Camilla Warnke / Gerhard Huber (Hrsg.): Die ökonomische Theorie von Karl Marx
Das eigene Fortleben in Fußnoten
Peter Boßdorf

Der Kalte Krieg war kein literarischer Wettstreit. Ebensowenig handelte es sich um eine wissenschaftliche Versuchsanordnung, etwa mit dem Ziel, unter Konkurrenzdruck politische und wirtschaftliche Spitzenleistungen heraufzubeschwören. Das Ende dieses Ost-West-Gegensatzes durch das Ende des Ostens hat daher für die Sozialwissenschaften einen nur geringen Informationswert. Es war allerdings als Anhäufung spannender und bewegender Moment, zu erlebnisintensiv, um nicht als Anlaß für feuilletonistische Bestandsaufnahmen auf Verständnis stoßen zu können.

Was bleibt von der ökonomischen Theorie von Marx nach dem Ende des europäischen Kommunismus? Diese Frage ist also nachvollziehbar, aber keineswegs zwingend.
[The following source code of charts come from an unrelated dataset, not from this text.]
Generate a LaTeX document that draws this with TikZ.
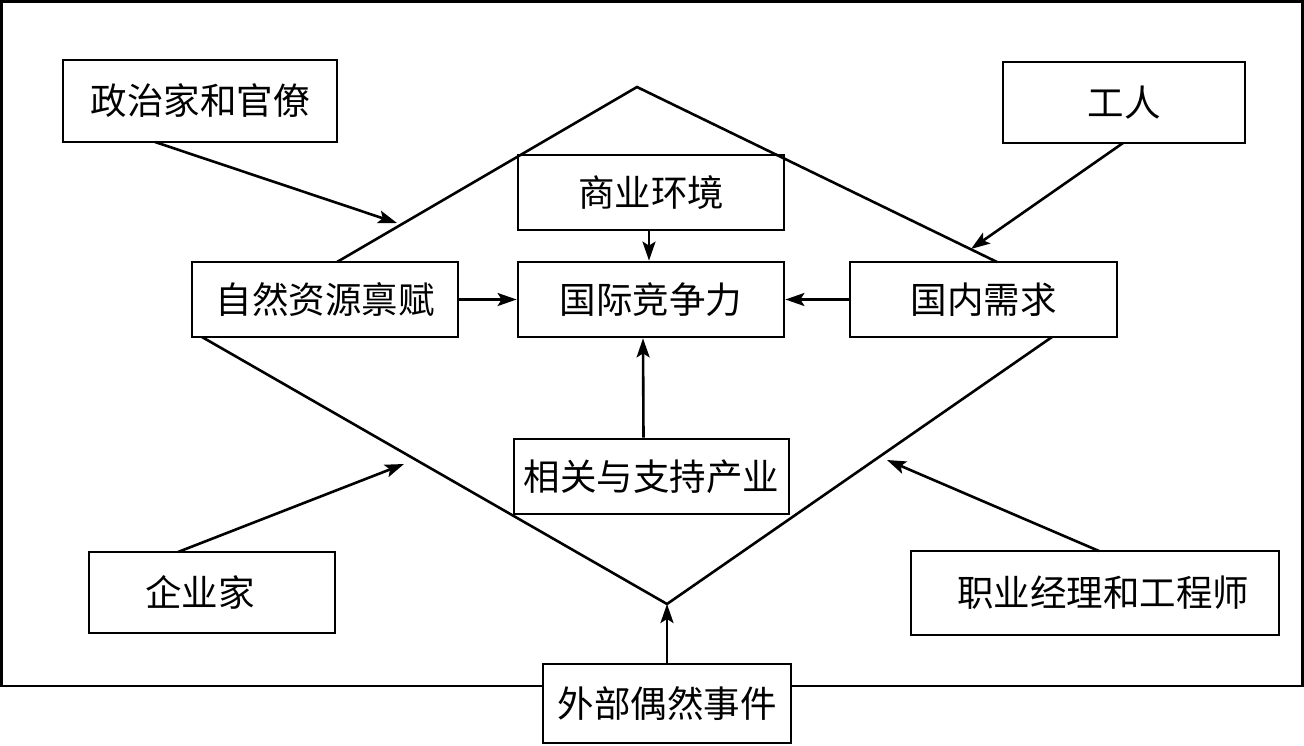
\documentclass[tikz,border=0pt]{standalone}
\usepackage{fontspec}
\newfontfamily\cjk{Noto Sans CJK SC}
\usetikzlibrary{arrows.meta}
\tikzset{
  box/.style={draw, line width=2.8pt, fill=white, inner sep=0pt, font=\cjk\fontsize{36.5}{42}\selectfont},
  edge/.style={line width=2.6pt},
  arr/.style={line width=2.6pt, -{Stealth[length=19pt,width=13pt,inset=4pt]}}
}
\begin{document}
\begin{tikzpicture}[x=1pt,y=-1pt]
\useasboundingbox (0,0) rectangle (1304,745);
% outer frame
\draw[edge] (1.5,1.5) rectangle (1302.5,686);
% boxes
\node[box, minimum width=274, minimum height=82] (zz) at (200,101) {政治家和官僚};
\node[box, minimum width=242, minimum height=81] (gr) at (1124,102.5) {工人};
\node[box, minimum width=266, minimum height=75] (sy) at (651,192.5) {商业环境};
\node[box, minimum width=266, minimum height=75] (gj) at (651,299.5) {国际竞争力};
\node[box, minimum width=266, minimum height=75] (zr) at (325,299.5) {自然资源禀赋};
\node[box, minimum width=267, minimum height=75] (gn) at (983.5,299.5) {国内需求};
\node[box, minimum width=275, minimum height=75] (xg) at (651.5,476.5) {相关与支持产业};
\node[box, minimum width=246, minimum height=81, text width=246, align=center] (qy) at (212,592.5) {\hspace*{-24pt}企业家};
\node[box, minimum width=368, minimum height=84, text width=368, align=center] (zy) at (1095,593) {\hspace*{16pt}职业经理和工程师};
\node[box, minimum width=248, minimum height=79] (wb) at (667,703.5) {外部偶然事件};
% diamond
\coordinate (T) at (637,87);
\coordinate (B) at (667,604);
\coordinate (zrT) at (337,262);
\coordinate (zrB) at (202,337);
\coordinate (gnT) at (997,262);
\coordinate (gnB) at (1052,337);
\draw[edge] (zrT) -- (T) -- (gnT);
\draw[edge] (zrB) -- (B) -- (gnB);
% arrow targets on the diamond
\coordinate (t1) at (397,223);
\coordinate (t2) at (971,249);
\coordinate (t3) at (404,464);
\coordinate (t4) at (887,460);
\coordinate (zzS) at (155,142);
\coordinate (grS) at (1123,143);
\coordinate (qyN) at (178,552);
\coordinate (zyN) at (1099,551);
\draw[arr] (zzS) -- (t1);
\draw[arr] (grS) -- (t2);
\draw[arr] (qyN) -- (t3);
\draw[arr] (zyN) -- (t4);
\draw[arr] (wb.north) -- (B);
% inner arrows
\draw[arr] ([xshift=-2pt]sy.south) -- ([xshift=-2pt]gj.north);
\draw[arr] ([xshift=-8pt]xg.north) -- ([xshift=-8pt]gj.south);
\draw[arr] (zr.east) -- (gj.west);
\draw[arr] (gn.west) -- (gj.east);
\end{tikzpicture}
\end{document}
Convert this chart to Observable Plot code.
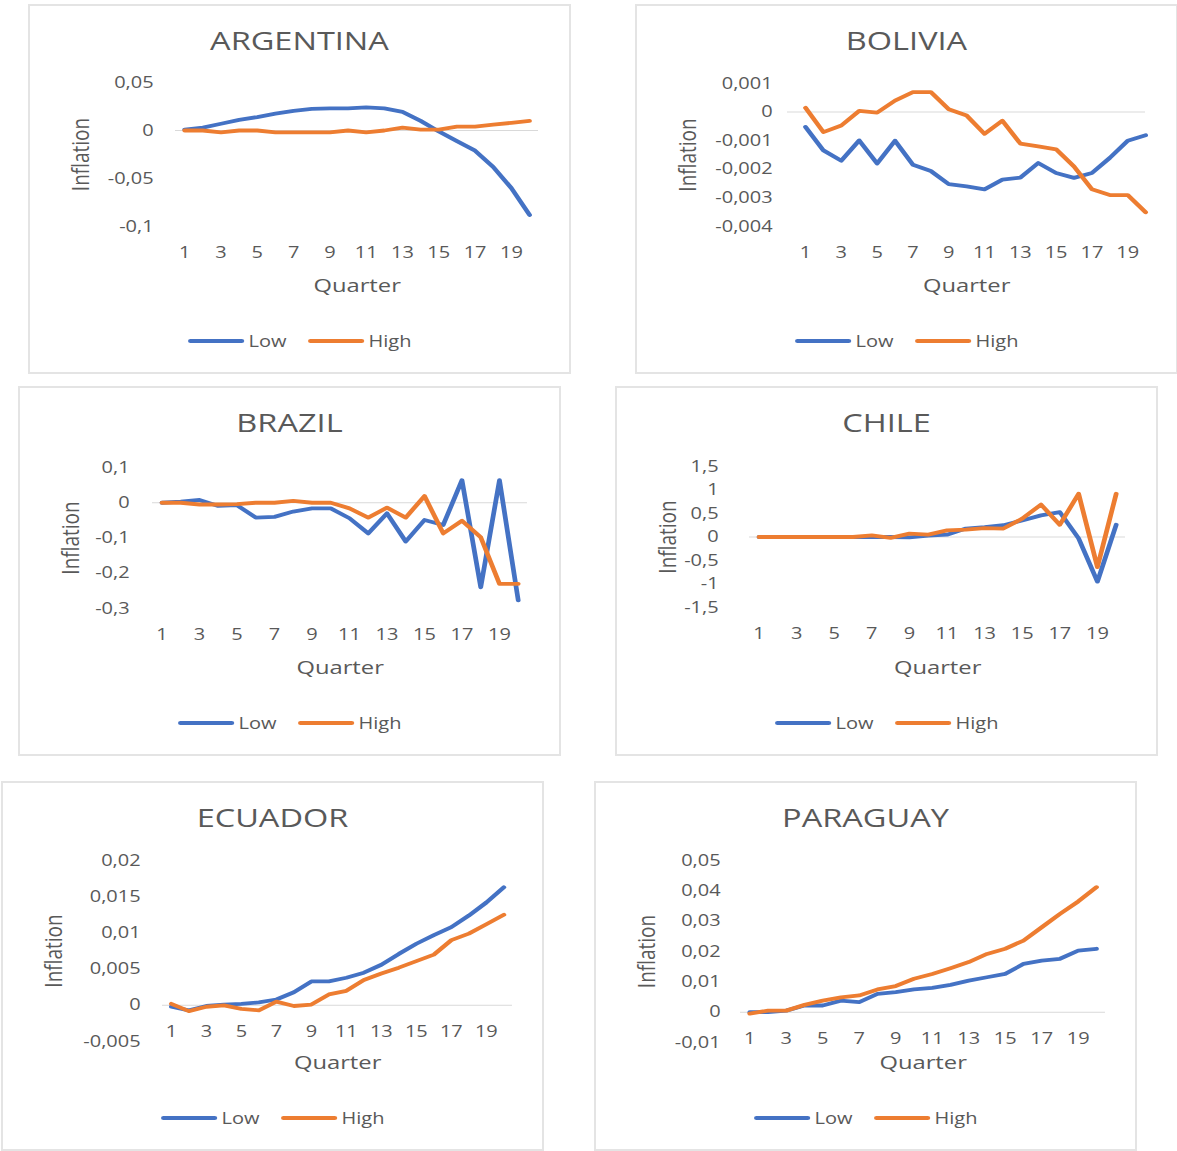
<!DOCTYPE html>
<html>
<head>
<meta charset="utf-8">
<script src="https://cdn.jsdelivr.net/npm/d3@7"></script>
<script src="https://cdn.jsdelivr.net/npm/@observablehq/plot@0.6"></script>
<style>
  body { margin: 0; background: #fff; font-family: "Open Sans", sans-serif; }
  #root { position: relative; width: 1177px; height: 1151px; overflow: hidden; background: #fff; }
  .panel { position: absolute; width: 543px; height: 370px; box-shadow: inset 0 0 0 2px #e4e4e4; }
  .inner { position: absolute; left: 0; top: 0; height: 370px; transform-origin: 0 0; }
  .title { position: absolute; left: 0; right: 0; text-align: center; font-size: 26px; line-height: 26px; color: #595959; white-space: nowrap; }
  .legend { position: absolute; left: 0; right: 0; height: 20px; display: flex; justify-content: center; align-items: center; font-size: 16px; line-height: 20px; color: #595959; white-space: nowrap; }
  .sw { display: inline-block; height: 3.8px; border-radius: 2px; }
  .inner svg { position: absolute; left: 0; top: 0; overflow: visible; }
</style>
</head>
<body>
<div id="root"></div>
<script>
// ---------- data ----------
const quarters = [1, 2, 3, 4, 5, 6, 7, 8, 9, 10, 11, 12, 13, 14, 15, 16, 17, 18, 19, 20];
const xTicks = [1, 3, 5, 7, 9, 11, 13, 15, 17, 19];
const seriesNames = ["Low", "High"];

const argLow  = [0.001, 0.003, 0.007, 0.011, 0.014, 0.0175, 0.0205, 0.0225, 0.023, 0.023, 0.024, 0.023, 0.0195, 0.010, -0.001, -0.011, -0.021, -0.038, -0.060, -0.088];
const argHigh = [0, 0, -0.002, 0, 0, -0.002, -0.002, -0.002, -0.002, 0, -0.002, 0, 0.003, 0.001, 0.001, 0.004, 0.004, 0.006, 0.008, 0.010];
const argTicks = [-0.1, -0.05, 0, 0.05];

const bolLow  = [-0.00052, -0.00134, -0.0017, -0.00099, -0.0018, -0.001, -0.00184, -0.00206, -0.00252, -0.0026, -0.0027, -0.00236, -0.00229, -0.00178, -0.00213, -0.0023, -0.00213, -0.0016, -0.001, -0.00081];
const bolHigh = [0.00015, -0.0007, -0.00047, 0.00004, -0.00002, 0.0004, 0.0007, 0.0007, 0.0001, -0.00012, -0.00076, -0.0003, -0.0011, -0.0012, -0.0013, -0.0019, -0.0027, -0.0029, -0.0029, -0.0035];
const bolTicks = [-0.004, -0.003, -0.002, -0.001, 0, 0.001];

const braLow  = [0, 0.003, 0.008, -0.009, -0.007, -0.042, -0.04, -0.025, -0.016, -0.016, -0.044, -0.087, -0.03, -0.11, -0.049, -0.063, 0.064, -0.24, 0.064, -0.277];
const braHigh = [0, 0, -0.005, -0.005, -0.004, 0, 0, 0.005, 0, 0, -0.016, -0.042, -0.014, -0.042, 0.019, -0.087, -0.051, -0.098, -0.23, -0.23];
const braTicks = [-0.3, -0.2, -0.1, 0, 0.1];

const chiLow  = [0, 0, 0, 0, 0, 0, 0, 0, -0.01, 0.03, 0.05, 0.18, 0.21, 0.25, 0.35, 0.46, 0.53, -0.03, -0.95, 0.26];
const chiHigh = [0, 0, 0, 0, 0, 0, 0.035, -0.02, 0.07, 0.05, 0.14, 0.155, 0.19, 0.18, 0.39, 0.69, 0.26, 0.92, -0.64, 0.92];
const chiTicks = [-1.5, -1, -0.5, 0, 0.5, 1, 1.5];

const ecuLow  = [-0.0002, -0.0007, -0.0001, 0.0001, 0.0002, 0.0004, 0.0008, 0.0018, 0.0033, 0.0033, 0.0038, 0.0045, 0.0056, 0.0071, 0.0085, 0.0097, 0.0108, 0.0124, 0.0142, 0.0163];
const ecuHigh = [0.0002, -0.0008, -0.0002, 0, -0.0005, -0.0007, 0.0005, -0.0001, 0.0001, 0.0015, 0.002, 0.0035, 0.0044, 0.0052, 0.0061, 0.007, 0.009, 0.0099, 0.0112, 0.0125];
const ecuTicks = [-0.005, 0, 0.005, 0.01, 0.015, 0.02];

const parLow  = [0, 0, 0.0005, 0.0022, 0.0022, 0.0038, 0.0033, 0.006, 0.0066, 0.0075, 0.008, 0.009, 0.0104, 0.0115, 0.0126, 0.0159, 0.017, 0.0176, 0.0203, 0.0209];
const parHigh = [-0.0005, 0.0005, 0.0005, 0.0024, 0.0038, 0.0049, 0.0055, 0.0075, 0.0086, 0.011, 0.0126, 0.0145, 0.0165, 0.0192, 0.0209, 0.0236, 0.028, 0.0324, 0.0365, 0.0412];
const parTicks = [-0.01, 0, 0.01, 0.02, 0.03, 0.04, 0.05];

// ---------- layout ----------
const S = 1.25;           // horizontal stretch of the original picture
const PW = 543, SVG_H = 300;
const colors = {Low: "#4472C4", High: "#ED7D31"};
const fmt = d => String(d).replace(".", ",");

const panels = [
  {name: "ARGENTINA", low: argLow, high: argHigh, ticks: argTicks, yDomain: [-0.1, 0.05],     xDomain: [0.5, 20.5], left: 28,  top: 4,   px: [147, 510], py: [78, 222], lab: 125, atZero: false},
  {name: "BOLIVIA",   low: bolLow, high: bolHigh, ticks: bolTicks, yDomain: [-0.004, 0.001],  xDomain: [0, 20],     left: 635, top: 4,   px: [152, 510], py: [79, 222], lab: 137, atZero: false},
  {name: "BRAZIL",    low: braLow, high: braHigh, ticks: braTicks, yDomain: [-0.3, 0.1],      xDomain: [0.5, 20.5], left: 18,  top: 386, px: [134, 509], py: [81, 222], lab: 111, atZero: false},
  {name: "CHILE",     low: chiLow, high: chiHigh, ticks: chiTicks, yDomain: [-1.5, 1.5],      xDomain: [0.5, 20.5], left: 615, top: 386, px: [134, 510], py: [80, 221], lab: 103, atZero: false},
  {name: "ECUADOR",   low: ecuLow, high: ecuHigh, ticks: ecuTicks, yDomain: [-0.005, 0.02],   xDomain: [0.5, 20.5], left: 1,   top: 781, px: [161, 511], py: [79, 260], lab: 139, atZero: true},
  {name: "PARAGUAY",  low: parLow, high: parHigh, ticks: parTicks, yDomain: [-0.01, 0.05],    xDomain: [0.5, 20.5], left: 594, top: 781, px: [146, 511], py: [79, 261], lab: 126, atZero: true}
];

const root = document.getElementById("root");

for (const cfg of panels) {
  const box = document.createElement("div");
  box.className = "panel";
  box.style.left = cfg.left + "px";
  box.style.top = cfg.top + "px";
  const inner = document.createElement("div");
  inner.className = "inner";
  inner.style.width = (PW / S) + "px";
  inner.style.transform = `scaleX(${S})`;
  box.appendChild(inner);

  const title = document.createElement("div");
  title.className = "title";
  title.style.top = "23px";
  title.textContent = cfg.name;
  inner.appendChild(title);

  const [d0, d1] = cfg.yDomain;
  const bottom = cfg.py[1];
  const axisBase = cfg.atZero ? bottom - (cfg.py[1] - cfg.py[0]) * (0 - d0) / (d1 - d0) : bottom;
  const labelY = axisBase + 26.5;

  const data = quarters.flatMap((q, i) => [
    {q, v: cfg.low[i], s: "Low"},
    {q, v: cfg.high[i], s: "High"}
  ]);

  const chart = Plot.plot({
    width: PW / S,
    height: SVG_H,
    marginLeft: cfg.px[0] / S,
    marginRight: (PW - cfg.px[1]) / S,
    marginTop: cfg.py[0],
    marginBottom: SVG_H - cfg.py[1],
    style: {fontFamily: '"Open Sans", sans-serif', fontSize: "16px", color: "#595959", background: "transparent", overflow: "visible"},
    x: {domain: cfg.xDomain},
    y: {domain: cfg.yDomain},
    color: {domain: seriesNames, range: [colors.Low, colors.High]},
    marks: [
      Plot.ruleY([0], {stroke: "#d9d9d9", strokeWidth: 1}),
      Plot.axisY(cfg.ticks, {tickSize: 0, tickPadding: (cfg.px[0] - cfg.lab) / S, tickFormat: fmt, label: null, fontSize: 16}),
      Plot.axisX(xTicks, {anchor: "bottom", tickSize: 0, tickPadding: labelY - bottom, lineAnchor: "middle", tickFormat: d => String(d), label: null, fontSize: 16}),
      Plot.lineY(data.filter(d => d.s === "Low"), {x: "q", y: "v", stroke: "s", strokeWidth: 3.8, strokeLinejoin: "round", strokeLinecap: "round"}),
      Plot.lineY(data.filter(d => d.s === "High"), {x: "q", y: "v", stroke: "s", strokeWidth: 3.8, strokeLinejoin: "round", strokeLinecap: "round"}),
      Plot.text(["Inflation"], {frameAnchor: "left", textAnchor: "middle", lineAnchor: "middle", dx: (53 - cfg.px[0]) / S, rotate: -90, fontSize: 19, fill: "#595959"}),
      Plot.text(["Quarter"], {frameAnchor: "bottom", textAnchor: "middle", lineAnchor: "middle", dy: 281 - bottom, fontSize: 19, fill: "#595959"})
    ]
  });
  inner.appendChild(chart);

  const legend = document.createElement("div");
  legend.className = "legend";
  legend.style.top = (337 - 10) + "px";
  seriesNames.forEach((name, i) => {
    const sw = document.createElement("span");
    sw.className = "sw";
    sw.style.width = (57 / S) + "px";
    sw.style.background = colors[name];
    sw.style.marginRight = (4 / S) + "px";
    if (i > 0) sw.style.marginLeft = (21 / S) + "px";
    const lab = document.createElement("span");
    lab.textContent = name;
    legend.appendChild(sw);
    legend.appendChild(lab);
  });
  inner.appendChild(legend);

  root.appendChild(box);
}
</script>
</body>
</html>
Gestellt hat sich ihr dennoch eine "Gruppe von Wirtschaftswissenschaftlern und Philosophen aus Ost- und Westdeutschland", die seit 1994, "der Förderung durch die Werner-Reimers-Stiftung" sei Dank, in der glücklichen Lage sind, alljährlich in Bad Homburg eine Tagung durchzuführen. Auf das entsprechende Ereignis des Jahres1995 geht nun diese Publikation zurück.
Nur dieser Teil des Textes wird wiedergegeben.